** start **
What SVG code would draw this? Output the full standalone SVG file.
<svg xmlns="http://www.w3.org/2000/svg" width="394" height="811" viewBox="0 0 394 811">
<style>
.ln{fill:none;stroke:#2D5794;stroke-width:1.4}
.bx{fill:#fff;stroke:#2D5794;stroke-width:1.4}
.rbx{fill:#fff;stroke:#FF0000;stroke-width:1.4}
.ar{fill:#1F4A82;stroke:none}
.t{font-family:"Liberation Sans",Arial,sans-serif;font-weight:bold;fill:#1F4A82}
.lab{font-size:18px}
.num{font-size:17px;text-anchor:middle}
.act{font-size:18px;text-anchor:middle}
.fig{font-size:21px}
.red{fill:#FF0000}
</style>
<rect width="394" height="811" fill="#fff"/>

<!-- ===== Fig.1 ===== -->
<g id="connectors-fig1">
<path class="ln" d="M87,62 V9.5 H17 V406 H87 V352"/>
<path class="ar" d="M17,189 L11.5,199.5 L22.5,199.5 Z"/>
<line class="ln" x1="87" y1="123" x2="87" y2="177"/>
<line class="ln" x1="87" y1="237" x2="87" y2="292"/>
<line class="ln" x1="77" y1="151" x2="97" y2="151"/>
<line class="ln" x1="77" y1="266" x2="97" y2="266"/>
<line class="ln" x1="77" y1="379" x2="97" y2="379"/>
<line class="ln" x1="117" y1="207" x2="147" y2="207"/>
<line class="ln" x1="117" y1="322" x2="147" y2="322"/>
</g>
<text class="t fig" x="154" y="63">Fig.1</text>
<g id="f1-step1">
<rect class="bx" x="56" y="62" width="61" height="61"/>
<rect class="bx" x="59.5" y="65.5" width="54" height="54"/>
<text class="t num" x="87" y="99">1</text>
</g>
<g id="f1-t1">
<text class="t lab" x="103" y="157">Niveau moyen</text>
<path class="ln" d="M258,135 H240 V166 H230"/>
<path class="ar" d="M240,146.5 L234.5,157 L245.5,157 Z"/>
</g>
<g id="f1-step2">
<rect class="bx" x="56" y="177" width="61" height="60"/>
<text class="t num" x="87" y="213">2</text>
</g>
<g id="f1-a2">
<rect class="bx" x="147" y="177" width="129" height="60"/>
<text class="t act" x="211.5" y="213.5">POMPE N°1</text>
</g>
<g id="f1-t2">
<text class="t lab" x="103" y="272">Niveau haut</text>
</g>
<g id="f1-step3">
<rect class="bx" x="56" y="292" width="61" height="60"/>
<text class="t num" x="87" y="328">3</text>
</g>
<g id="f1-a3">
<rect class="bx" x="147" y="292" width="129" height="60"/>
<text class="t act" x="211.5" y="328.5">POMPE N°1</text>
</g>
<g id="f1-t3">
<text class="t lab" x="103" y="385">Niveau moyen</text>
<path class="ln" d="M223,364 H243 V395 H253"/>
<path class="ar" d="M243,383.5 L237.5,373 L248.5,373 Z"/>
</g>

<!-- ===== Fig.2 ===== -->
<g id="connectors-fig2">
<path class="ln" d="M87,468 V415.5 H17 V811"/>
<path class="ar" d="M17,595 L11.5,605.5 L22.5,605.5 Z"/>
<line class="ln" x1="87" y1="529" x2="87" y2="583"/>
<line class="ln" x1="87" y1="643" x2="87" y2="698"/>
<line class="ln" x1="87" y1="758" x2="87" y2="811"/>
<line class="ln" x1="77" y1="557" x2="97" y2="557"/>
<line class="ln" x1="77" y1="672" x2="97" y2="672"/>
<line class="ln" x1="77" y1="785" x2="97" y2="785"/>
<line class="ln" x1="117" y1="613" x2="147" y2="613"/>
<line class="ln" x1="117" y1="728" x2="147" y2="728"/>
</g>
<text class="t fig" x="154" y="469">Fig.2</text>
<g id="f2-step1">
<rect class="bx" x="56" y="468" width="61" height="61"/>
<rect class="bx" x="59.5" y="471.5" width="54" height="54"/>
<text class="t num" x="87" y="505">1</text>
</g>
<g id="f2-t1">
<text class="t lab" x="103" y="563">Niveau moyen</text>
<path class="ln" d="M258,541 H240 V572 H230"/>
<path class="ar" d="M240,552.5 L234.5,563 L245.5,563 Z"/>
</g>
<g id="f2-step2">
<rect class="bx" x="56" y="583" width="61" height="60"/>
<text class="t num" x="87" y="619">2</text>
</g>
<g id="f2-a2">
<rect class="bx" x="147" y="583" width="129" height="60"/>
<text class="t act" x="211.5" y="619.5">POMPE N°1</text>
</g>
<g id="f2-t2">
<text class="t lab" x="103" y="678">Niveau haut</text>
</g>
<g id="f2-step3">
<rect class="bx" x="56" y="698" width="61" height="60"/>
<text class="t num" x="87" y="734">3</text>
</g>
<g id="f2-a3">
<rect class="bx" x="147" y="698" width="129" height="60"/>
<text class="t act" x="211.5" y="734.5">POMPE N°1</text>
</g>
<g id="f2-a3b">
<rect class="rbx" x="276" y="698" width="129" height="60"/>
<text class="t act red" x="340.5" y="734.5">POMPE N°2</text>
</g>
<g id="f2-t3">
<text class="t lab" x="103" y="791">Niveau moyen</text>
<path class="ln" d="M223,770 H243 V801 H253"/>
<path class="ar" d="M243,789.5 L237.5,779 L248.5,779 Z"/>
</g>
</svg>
** end **
## Exercise task
Copy each line of the data above without altering a single character.

## Exercise output
What SVG code would draw this? Output the full standalone SVG file.
<svg xmlns="http://www.w3.org/2000/svg" width="394" height="811" viewBox="0 0 394 811">
<style>
.ln{fill:none;stroke:#2D5794;stroke-width:1.4}
.bx{fill:#fff;stroke:#2D5794;stroke-width:1.4}
.rbx{fill:#fff;stroke:#FF0000;stroke-width:1.4}
.ar{fill:#1F4A82;stroke:none}
.t{font-family:"Liberation Sans",Arial,sans-serif;font-weight:bold;fill:#1F4A82}
.lab{font-size:18px}
.num{font-size:17px;text-anchor:middle}
.act{font-size:18px;text-anchor:middle}
.fig{font-size:21px}
.red{fill:#FF0000}
</style>
<rect width="394" height="811" fill="#fff"/>

<!-- ===== Fig.1 ===== -->
<g id="connectors-fig1">
<path class="ln" d="M87,62 V9.5 H17 V406 H87 V352"/>
<path class="ar" d="M17,189 L11.5,199.5 L22.5,199.5 Z"/>
<line class="ln" x1="87" y1="123" x2="87" y2="177"/>
<line class="ln" x1="87" y1="237" x2="87" y2="292"/>
<line class="ln" x1="77" y1="151" x2="97" y2="151"/>
<line class="ln" x1="77" y1="266" x2="97" y2="266"/>
<line class="ln" x1="77" y1="379" x2="97" y2="379"/>
<line class="ln" x1="117" y1="207" x2="147" y2="207"/>
<line class="ln" x1="117" y1="322" x2="147" y2="322"/>
</g>
<text class="t fig" x="154" y="63">Fig.1</text>
<g id="f1-step1">
<rect class="bx" x="56" y="62" width="61" height="61"/>
<rect class="bx" x="59.5" y="65.5" width="54" height="54"/>
<text class="t num" x="87" y="99">1</text>
</g>
<g id="f1-t1">
<text class="t lab" x="103" y="157">Niveau moyen</text>
<path class="ln" d="M258,135 H240 V166 H230"/>
<path class="ar" d="M240,146.5 L234.5,157 L245.5,157 Z"/>
</g>
<g id="f1-step2">
<rect class="bx" x="56" y="177" width="61" height="60"/>
<text class="t num" x="87" y="213">2</text>
</g>
<g id="f1-a2">
<rect class="bx" x="147" y="177" width="129" height="60"/>
<text class="t act" x="211.5" y="213.5">POMPE N°1</text>
</g>
<g id="f1-t2">
<text class="t lab" x="103" y="272">Niveau haut</text>
</g>
<g id="f1-step3">
<rect class="bx" x="56" y="292" width="61" height="60"/>
<text class="t num" x="87" y="328">3</text>
</g>
<g id="f1-a3">
<rect class="bx" x="147" y="292" width="129" height="60"/>
<text class="t act" x="211.5" y="328.5">POMPE N°1</text>
</g>
<g id="f1-t3">
<text class="t lab" x="103" y="385">Niveau moyen</text>
<path class="ln" d="M223,364 H243 V395 H253"/>
<path class="ar" d="M243,383.5 L237.5,373 L248.5,373 Z"/>
</g>

<!-- ===== Fig.2 ===== -->
<g id="connectors-fig2">
<path class="ln" d="M87,468 V415.5 H17 V811"/>
<path class="ar" d="M17,595 L11.5,605.5 L22.5,605.5 Z"/>
<line class="ln" x1="87" y1="529" x2="87" y2="583"/>
<line class="ln" x1="87" y1="643" x2="87" y2="698"/>
<line class="ln" x1="87" y1="758" x2="87" y2="811"/>
<line class="ln" x1="77" y1="557" x2="97" y2="557"/>
<line class="ln" x1="77" y1="672" x2="97" y2="672"/>
<line class="ln" x1="77" y1="785" x2="97" y2="785"/>
<line class="ln" x1="117" y1="613" x2="147" y2="613"/>
<line class="ln" x1="117" y1="728" x2="147" y2="728"/>
</g>
<text class="t fig" x="154" y="469">Fig.2</text>
<g id="f2-step1">
<rect class="bx" x="56" y="468" width="61" height="61"/>
<rect class="bx" x="59.5" y="471.5" width="54" height="54"/>
<text class="t num" x="87" y="505">1</text>
</g>
<g id="f2-t1">
<text class="t lab" x="103" y="563">Niveau moyen</text>
<path class="ln" d="M258,541 H240 V572 H230"/>
<path class="ar" d="M240,552.5 L234.5,563 L245.5,563 Z"/>
</g>
<g id="f2-step2">
<rect class="bx" x="56" y="583" width="61" height="60"/>
<text class="t num" x="87" y="619">2</text>
</g>
<g id="f2-a2">
<rect class="bx" x="147" y="583" width="129" height="60"/>
<text class="t act" x="211.5" y="619.5">POMPE N°1</text>
</g>
<g id="f2-t2">
<text class="t lab" x="103" y="678">Niveau haut</text>
</g>
<g id="f2-step3">
<rect class="bx" x="56" y="698" width="61" height="60"/>
<text class="t num" x="87" y="734">3</text>
</g>
<g id="f2-a3">
<rect class="bx" x="147" y="698" width="129" height="60"/>
<text class="t act" x="211.5" y="734.5">POMPE N°1</text>
</g>
<g id="f2-a3b">
<rect class="rbx" x="276" y="698" width="129" height="60"/>
<text class="t act red" x="340.5" y="734.5">POMPE N°2</text>
</g>
<g id="f2-t3">
<text class="t lab" x="103" y="791">Niveau moyen</text>
<path class="ln" d="M223,770 H243 V801 H253"/>
<path class="ar" d="M243,789.5 L237.5,779 L248.5,779 Z"/>
</g>
</svg>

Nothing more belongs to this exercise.